Egos of Generals was the final surprise. On every side there were egos so big that they would endanger the lives of many thousands of men just to be the first to enter a city. They would trigger the deaths of their own troops just to outdo a colleague; they would risk losing a battle to ensure great press coverage. And the suffering they would inflict on any conquered people was incredible.
By the end of the book one is weary of death. Between 60 and 70 million people were killed in the war. Around 5-6million were Jews in concentration camps and ghettos. The numbers of dead soldiers seems difficult to calculate with any accuracy. The rest we civilians caught in bombing raids, murdered by rampaging troops, slaughtered after being gang raped, or – most typically – dying of starvation after being besieged by the enemy or having their crops taken away to support troops at the front. Needless to say suicide was rife.
I would really recommend this book for its thorough coverage and for the perspective it gives on the whole war.
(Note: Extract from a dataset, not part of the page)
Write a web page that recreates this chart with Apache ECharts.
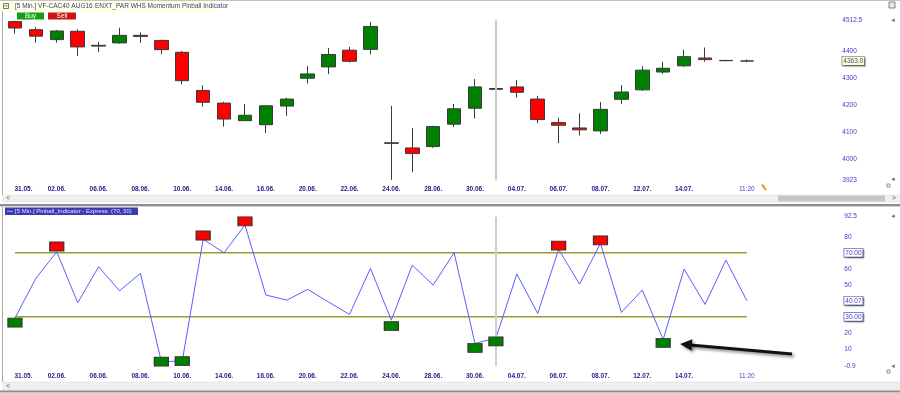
<!DOCTYPE html>
<html><head><meta charset="utf-8">
<script src="https://cdn.jsdelivr.net/npm/echarts@6/dist/echarts.min.js"></script>
<style>html,body{margin:0;padding:0;background:#fff}#c{width:900px;height:393px}</style>
</head><body><div id="c"></div>
<script>
// ---------- DATA ----------
const categories = ['31.05.','01.06.','02.06.','03.06.','06.06.','07.06.','08.06.','09.06.','10.06.','13.06.','14.06.','15.06.','16.06.','17.06.','20.06.','21.06.','22.06.','23.06.','24.06.','27.06.','28.06.','29.06.','30.06.','01.07.','04.07.','05.07.','06.07.','07.07.','08.07.','11.07.','12.07.','13.07.','14.07.','15.07.','18.07.','11:20'];
const openP  = [4509,4479,4442,4473,4418,4430,4458,4439,4395,4254,4207,4142,4127,4196,4299,4341,4403,4406,4058,4041,4046,4129,4188,4261,4267,4222,4135,4115,4104,4221,4256,4322,4345,4374,4364,4363];
const closeP = [4485,4455,4474,4415,4421,4458,4454,4405,4290,4210,4148,4162,4197,4222,4315,4387,4362,4491,4060,4020,4120,4186,4267,4258,4247,4146,4125,4108,4184,4248,4329,4336,4379,4368,4365,4363];
const lowP   = [4464,4431,4431,4382,4396,4427,4430,4388,4277,4194,4120,4142,4096,4160,4280,4314,4357,4387,3923,3951,4041,4118,4150,4212,4228,4133,4059,4087,4093,4204,4252,4315,4341,4360,4362,4358];
const highP  = [4512,4488,4478,4480,4433,4486,4469,4442,4400,4273,4212,4203,4198,4227,4344,4411,4415,4507,4197,4114,4123,4204,4296,4280,4292,4234,4153,4169,4211,4274,4344,4360,4405,4413,4367,4368];
const pinball = [29.2,54,70.6,38.75,61.25,46.25,57.1,2.0,2.4,78.4,70,87.3,43.6,40.4,47.1,39.2,31.5,60.25,27.9,62.3,49.8,70,13.4,16.7,56.7,32.1,72.1,50.4,75.9,32.75,46.7,15.9,59.8,37.75,65.4,40.07];
const upperLevel = 70;
const lowerLevel = 30;
const buyMarkers  = [[0,26.4],[7,2.06],[8,2.3],[18,24.2],[22,10.6],[23,14.6],[31,13.7]];
const sellMarkers = [[2,73.9],[9,80.75],[11,89.6],[26,74.5],[28,77.75]];
const priceTicks = [3923,4000,4100,4200,4300,4400,4512.5];
const priceTickLabels = ['3923','4000','4100','4200','4300','4400','4512.5'];
const lastPrice = 4363.0;
const indTicks = [-0.9,10,20,30,40.07,50,60,70,80,92.5];
const indTickLabels = ['-0.9','10','20','30.00','40.07','50','60','70.00','80','92.5'];
const boxedIndLabels = ['30.00','40.07','70.00'];
const cursorIndex = 23;

// ---------- CHART ----------
const FF = '"Liberation Sans", Arial, sans-serif';
const font = (s, w) => (w || 'normal') + ' ' + s + 'px ' + FF;
const chart = echarts.init(document.getElementById('c'), null, {renderer: 'canvas'});

const candleData = categories.map((_, i) => [openP[i], closeP[i], lowP[i], highP[i]]);

const xLabelFormatter = (value, index) => {
  if (index === categories.length - 1) return '{t|' + value + '}';
  if (index % 2 === 0 && index <= 32) return index === 0 ? '{f|' + value + '}' : value;
  return '';
};
const xAxisCommon = {
  type: 'category', data: categories, boundaryGap: true,
  axisLine: {show: false}, axisTick: {show: false}, splitLine: {show: false},
  axisLabel: {
    interval: 0, margin: 6, fontSize: 6.5, fontWeight: 'bold', color: '#22228a', fontFamily: FF,
    formatter: xLabelFormatter,
    rich: {
      f: {padding: [0, 0, 0, 17], fontSize: 6.5, fontWeight: 'bold', color: '#22228a', fontFamily: FF},
      t: {fontSize: 6.5, fontWeight: 'normal', color: '#4a4ad0', fontFamily: FF}
    }
  }
};
const boxRich = (bg, border) => ({
  backgroundColor: bg, borderColor: border, borderWidth: 0.8, padding: [1, 1, 0, 1],
  color: '#3c3cc8', fontSize: 6.5, fontFamily: FF,
  shadowColor: 'rgba(0,0,0,0.35)', shadowOffsetX: 1, shadowOffsetY: 1, shadowBlur: 1
});

const option = {
  animation: false,
  backgroundColor: '#ffffff',
  grid: [
    {left: 4.5, width: 752.8, top: 20.6, height: 159.2},
    {left: 4.5, width: 752.8, top: 216.7, height: 149.6}
  ],
  xAxis: [
    Object.assign({gridIndex: 0}, xAxisCommon),
    Object.assign({gridIndex: 1}, xAxisCommon)
  ],
  yAxis: [
    {
      gridIndex: 0, type: 'value', position: 'right', min: 3923, max: 4512.5,
      axisLine: {show: false}, axisTick: {show: false}, splitLine: {show: false},
      axisLabel: {
        customValues: priceTicks.concat([lastPrice]),
        margin: 85, fontSize: 6.5, color: '#3c3cc8', fontFamily: FF,
        formatter: v => {
          if (Math.abs(v - lastPrice) < 1e-6) return '{b|' + lastPrice.toFixed(1) + '}';
          const i = priceTicks.indexOf(v);
          return i >= 0 ? priceTickLabels[i] : '';
        },
        rich: {b: boxRich('#ffffc4', '#8c8c8c')}
      }
    },
    {
      gridIndex: 1, type: 'value', position: 'right', min: -0.9, max: 92.5,
      axisLine: {show: false}, axisTick: {show: false}, splitLine: {show: false},
      axisLabel: {
        customValues: indTicks,
        margin: 87, fontSize: 6.5, color: '#3c3cc8', fontFamily: FF,
        formatter: v => {
          const i = indTicks.indexOf(v);
          if (i < 0) return '';
          const s = indTickLabels[i];
          return boxedIndLabels.indexOf(s) >= 0 ? '{b|' + s + '}' : s;
        },
        rich: {b: boxRich('#ffffff', '#6a6ab8')}
      }
    }
  ],
  series: [
    {
      type: 'candlestick', xAxisIndex: 0, yAxisIndex: 0, data: candleData, barWidth: 14,
      itemStyle: {color: '#008000', color0: '#ff0000', borderColor: '#3a3a3a', borderColor0: '#3a3a3a', borderWidth: 1},
      markLine: {
        silent: true, symbol: 'none', label: {show: false},
        lineStyle: {color: '#c8c8c8', width: 2, type: 'solid'},
        data: [{xAxis: cursorIndex}]
      }
    },
    {
      type: 'line', xAxisIndex: 1, yAxisIndex: 1, data: categories.map(() => upperLevel),
      symbol: 'none', lineStyle: {color: '#9b9b2a', width: 1.5}, z: 1
    },
    {
      type: 'line', xAxisIndex: 1, yAxisIndex: 1, data: categories.map(() => lowerLevel),
      symbol: 'none', lineStyle: {color: '#9b9b2a', width: 1.5}, z: 1
    },
    {
      type: 'line', xAxisIndex: 1, yAxisIndex: 1, data: pinball,
      symbol: 'none', lineStyle: {color: '#5c5cff', width: 1}, z: 2,
      markLine: {
        silent: true, symbol: 'none', label: {show: false},
        lineStyle: {color: '#cfcfcf', width: 2, type: 'solid'},
        data: [{xAxis: cursorIndex}]
      }
    },
    {
      type: 'scatter', xAxisIndex: 1, yAxisIndex: 1, data: buyMarkers, symbol: 'rect', symbolSize: [14, 9], z: 5,
      itemStyle: {color: '#008000', borderColor: '#333', borderWidth: 1, opacity: 1}
    },
    {
      type: 'scatter', xAxisIndex: 1, yAxisIndex: 1, data: sellMarkers, symbol: 'rect', symbolSize: [14, 9], z: 5,
      itemStyle: {color: '#ff0000', borderColor: '#333', borderWidth: 1, opacity: 1}
    }
  ],
  graphic: [
    // frames
    {type: 'rect', silent: true, shape: {x: 0, y: 0, width: 900, height: 1}, style: {fill: '#c4c4c4'}},
    {type: 'rect', silent: true, shape: {x: 2, y: 0, width: 1, height: 195}, style: {fill: '#a8a8a8'}},
    {type: 'rect', silent: true, shape: {x: 2, y: 207, width: 1, height: 175}, style: {fill: '#a8a8a8'}},
    // top scrollbar
    {type: 'rect', silent: true, shape: {x: 3, y: 195, width: 896, height: 7}, style: {fill: '#f0f0f0', stroke: '#dadada', lineWidth: 0.5}},
    {type: 'rect', silent: true, shape: {x: 778, y: 195.5, width: 107, height: 6}, style: {fill: '#c6c6c6'}},
    {type: 'text', silent: true, style: {text: '<', x: 6, y: 198.5, fill: '#555', font: font(7), verticalAlign: 'middle'}},
    {type: 'text', silent: true, style: {text: '>', x: 892, y: 198.5, fill: '#555', font: font(7), verticalAlign: 'middle'}},
    // separator
    {type: 'rect', silent: true, shape: {x: 0, y: 204, width: 900, height: 2}, style: {fill: '#8e8e8e'}},
    {type: 'rect', silent: true, shape: {x: 0, y: 206, width: 900, height: 1}, style: {fill: '#d4d4d4'}},
    // bottom scrollbar
    {type: 'rect', silent: true, shape: {x: 3, y: 382, width: 896, height: 8}, style: {fill: '#f0f0f0', stroke: '#dadada', lineWidth: 0.5}},
    {type: 'text', silent: true, style: {text: '<', x: 6, y: 386, fill: '#555', font: font(7), verticalAlign: 'middle'}},
    {type: 'rect', silent: true, shape: {x: 0, y: 390.5, width: 900, height: 2}, style: {fill: '#8e8e8e'}},
    // right edge marks
    {type: 'text', silent: true, style: {text: '◄', x: 890, y: 20.6, fill: '#707070', font: font(6), verticalAlign: 'middle'}},
    {type: 'text', silent: true, style: {text: '◄', x: 890, y: 179.8, fill: '#707070', font: font(6), verticalAlign: 'middle'}},
    {type: 'text', silent: true, style: {text: '◄', x: 890, y: 216.7, fill: '#707070', font: font(6), verticalAlign: 'middle'}},
    {type: 'text', silent: true, style: {text: '◄', x: 890, y: 366.3, fill: '#707070', font: font(6), verticalAlign: 'middle'}},
    {type: 'rect', silent: true, shape: {x: 887, y: 184, width: 3, height: 3}, style: {fill: 'none', stroke: '#777', lineWidth: 0.8}},
    {type: 'rect', silent: true, shape: {x: 887, y: 370, width: 3, height: 3}, style: {fill: 'none', stroke: '#777', lineWidth: 0.8}},
    {type: 'rect', silent: true, shape: {x: 889, y: 2, width: 6, height: 6}, style: {fill: '#e8e8e8', stroke: '#666', lineWidth: 0.8}},
    // header
    {type: 'rect', silent: true, shape: {x: 0, y: 1, width: 217, height: 10.5}, style: {fill: '#ffffe2'}},
    {type: 'rect', silent: true, shape: {x: 3.5, y: 3.5, width: 5, height: 5}, style: {fill: '#fff', stroke: '#555', lineWidth: 0.8}},
    {type: 'rect', silent: true, shape: {x: 4.5, y: 5.5, width: 3, height: 0.8}, style: {fill: '#333'}},
    {type: 'text', silent: true, style: {text: '[5 Min.] VF-CAC40 AUG16', x: 15, y: 6.5, fill: '#36369a', font: font(6.5), verticalAlign: 'middle'}},
    {type: 'text', silent: true, style: {text: 'ENXT_PAR WHS Momentum Pinball Indicator', x: 95, y: 6.5, fill: '#3d3d86', font: font(6.5), verticalAlign: 'middle'}},
    {type: 'rect', silent: true, shape: {x: 17, y: 12.5, width: 27, height: 7}, style: {fill: '#14a014'}},
    {type: 'text', silent: true, style: {text: 'Buy', x: 30.5, y: 16.2, fill: '#ffffff', font: font(6.5), align: 'center', verticalAlign: 'middle'}},
    {type: 'rect', silent: true, shape: {x: 48, y: 12.5, width: 28, height: 7}, style: {fill: '#cc1212'}},
    {type: 'text', silent: true, style: {text: 'Sell', x: 62, y: 16.2, fill: '#ffffff', font: font(6.5), align: 'center', verticalAlign: 'middle'}},
    // bottom legend
    {type: 'rect', silent: true, shape: {x: 5, y: 207.5, width: 133, height: 7.5}, style: {fill: '#3b3bb2'}},
    {type: 'rect', silent: true, shape: {x: 7, y: 210.8, width: 6, height: 1}, style: {fill: '#a8a8ff'}},
    {type: 'text', silent: true, style: {text: '[5 Min.] Pinball_Indicator - Express  (70, 30)', x: 15, y: 211.4, fill: '#e2e2ff', font: font(6), verticalAlign: 'middle'}},
    // pencil icon near last label
    {type: 'polygon', silent: true, shape: {points: [[761, 185], [763, 184], [767, 189.5], [765, 190.5]]}, style: {fill: '#f2a020'}},
    // annotation arrow
    {type: 'line', silent: true, shape: {x1: 792, y1: 354, x2: 690, y2: 345},
      style: {stroke: '#111', lineWidth: 3, shadowBlur: 3, shadowColor: 'rgba(0,0,0,0.45)', shadowOffsetX: 2, shadowOffsetY: 2}},
    {type: 'polygon', silent: true, shape: {points: [[680, 344], [692.4, 339.3], [691.5, 350.8]]},
      style: {fill: '#111', shadowBlur: 3, shadowColor: 'rgba(0,0,0,0.45)', shadowOffsetX: 2, shadowOffsetY: 2}}
  ]
};
chart.setOption(option);
</script>
</body></html>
The writing is dry and unemotional and there are few individual human stories, however it is technically brilliant and for that it is worth reading.
The narrator is superb and his German and Russian pronunciation is excellent.
I was hoping to learn a lot more about the Second World War in the Asia Pacific region.
As I am still listening to Sean Barrett read this wide ranging coverage of WW11 and as I have no intention of checking Antony Beevor's sources I can not give this volume anything but a subjective response.
It does cover the European perspective, includes North Africa and Russia, as well as the Asia Pacific area and for me is slow going.
This would be helped if there were a pdf with relevent maps and maybe a brief overview/ timeline/combatants in note form.
For this reason I wonder if a hard copy may be better read rather than listening to an audio version.
My ratings no doubt will change, however the lack of of a quick reference guide does detract from my overall rating.
Sean Barrett reads very well. Beevor's amazing research brings much of this time into a broader perspective.